I noticed that the traffic lights were not functioning properly one day. There was a police officer manually changing the lights while workers were repairing the malfunction. I got to see the inside of a control box for the automatic traffic light switch. I started paying more and more attention to those boxes; if I could control them, I could bring traffic to a stand-still. mwahahaha! Or, I could make sure we had all green lights when traveling by car. Nifty!
I starting trying to figure out if I could, somehow, control them with my mind. I imagined that I was sending out 'pulses' with my mind, similar to Aquaman on the SuperFriends cartoons. By coaxing or commanding, eventually the light would change. In my mind's eye, I could see the switch moving and hear the characteristic chinks as the mechanism caused the light to change.

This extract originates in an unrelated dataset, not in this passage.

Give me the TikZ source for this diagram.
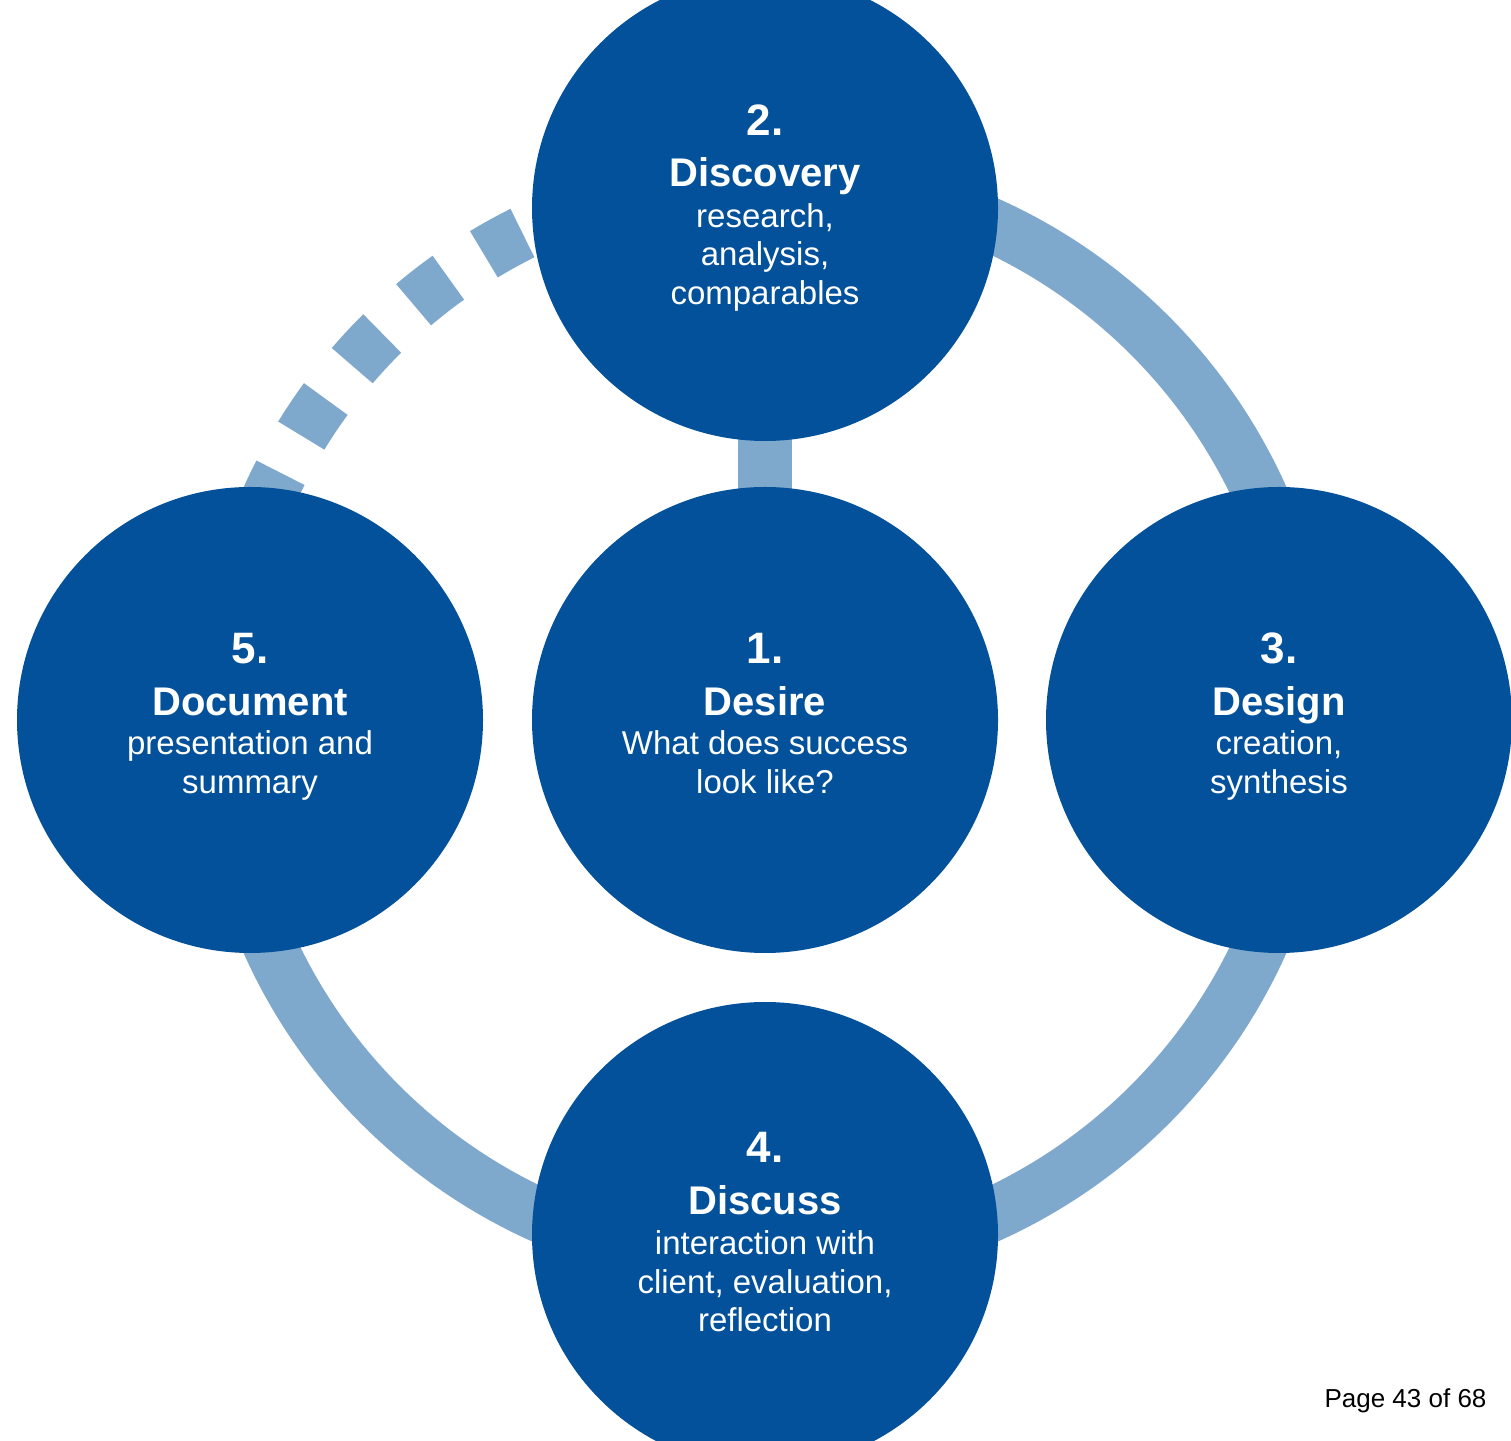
\documentclass[tikz,border=0pt]{standalone}
\usepackage{fontspec}
\setmainfont{Liberation Sans}
\definecolor{deepblue}{RGB}{2,81,154}
\definecolor{paleblue}{RGB}{127,168,205}
\begin{document}
\begin{tikzpicture}[x=1pt,y=1pt,
  stage/.style={circle,fill=deepblue,minimum size=466pt,inner sep=0pt},
  band/.style={draw=paleblue,line width=54pt},
  num/.style={anchor=base,text=white,font=\bfseries\fontsize{44}{50}\selectfont},
  ttl/.style={anchor=base,text=white,font=\bfseries\fontsize{40}{46}\selectfont},
  sub/.style={anchor=base,text=white,font=\fontsize{33}{39}\selectfont},
  pagenum/.style={anchor=base east,text=black,font=\fontsize{26}{30}\selectfont}]
\useasboundingbox (0,0) rectangle (1511,1440);
\clip (0,0) rectangle (1511,1440);
\fill[white] (0,0) rectangle (1511,1440);

% centres of the five stages
\coordinate (o1) at (765,720);
\coordinate (o2) at (765,1232);
\coordinate (o3) at (1279,720);
\coordinate (o4) at (765,205);
\coordinate (o5) at (250,720);

% the cycle: solid from Discovery round to Document, dashed back to Discovery
\draw[band] ([shift={(90:544)}]o1) arc[start angle=90,end angle=-180,radius=544];
\draw[band,dash pattern=on 44pt off 42.6pt]
  ([shift={(157.6:544)}]o1) arc[start angle=157.6,end angle=90,radius=544];
% link between Desire and Discovery
\draw[band] (o2) -- (o1);

% stage discs
\node[stage] (c1) at (o1) {};
\node[stage] (c2) at (o2) {};
\node[stage] (c3) at (o3) {};
\node[stage] (c4) at (o4) {};
\node[stage] (c5) at (o5) {};

% 1. Desire
\node[num] (n1) at ([yshift=56]c1.center) {1.};
\node[ttl] (h1) at ([yshift=4.5]c1.center) {Desire};
\node[sub] (s1a) at ([yshift=-35]c1.center) {What does success};
\node[sub] (s1b) at ([yshift=-73.5]c1.center) {look like?};

% 2. Discovery
\node[num] (n2) at ([yshift=72.5]c2.center) {2.};
\node[ttl] (h2) at ([yshift=21]c2.center) {Discovery};
\node[sub] (s2a) at ([yshift=-19.5]c2.center) {research,};
\node[sub] (s2b) at ([yshift=-58]c2.center) {analysis,};
\node[sub] (s2c) at ([yshift=-96.5]c2.center) {comparables};

% 3. Design
\node[num] (n3) at ([yshift=56]c3.center) {3.};
\node[ttl] (h3) at ([yshift=4.5]c3.center) {Design};
\node[sub] (s3a) at ([yshift=-35]c3.center) {creation,};
\node[sub] (s3b) at ([yshift=-73.5]c3.center) {synthesis};

% 4. Discuss
\node[num] (n4) at ([yshift=72.5]c4.center) {4.};
\node[ttl] (h4) at ([yshift=21]c4.center) {Discuss};
\node[sub] (s4a) at ([yshift=-19.5]c4.center) {interaction with};
\node[sub] (s4b) at ([yshift=-58]c4.center) {client, evaluation,};
\node[sub] (s4c) at ([yshift=-96.5]c4.center) {reflection};

% 5. Document
\node[num] (n5) at ([yshift=56]c5.center) {5.};
\node[ttl] (h5) at ([yshift=4.5]c5.center) {Document};
\node[sub] (s5a) at ([yshift=-35]c5.center) {presentation and};
\node[sub] (s5b) at ([yshift=-73.5]c5.center) {summary};

% page footer
\node[pagenum] (pg) at (1490,33) {Page 43 of 68};
\end{tikzpicture}
\end{document}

At first, I knew it was just coincidence. But I kept at it. Eventually, I began to suspect that I was actually changing the light. Then I knew I was.
Mom was driving us on errands one day. The traffic light we approached had just changed and a timer was involved; it would take approximately 3 minutes for the light to change again (she had timed it; she read that turning the car off for long lights could save on gas so she had timed several lights to see what the cost savings might be). Having just missed the light and knowing we were somewhat pressed for time, I concentrated and the light changed. Not only did it change for us but the whole process of the other light changing from green to yellow to red and our light changing from red to green went much faster than usual -- some cars squeeled as they braked, caught off guard by the sudden change.
Mom was shocked at the light that day. I sat in the passenger seat and looked at the cars caught in the intersection. I made a vow to only use my evil powers for good. Mostly.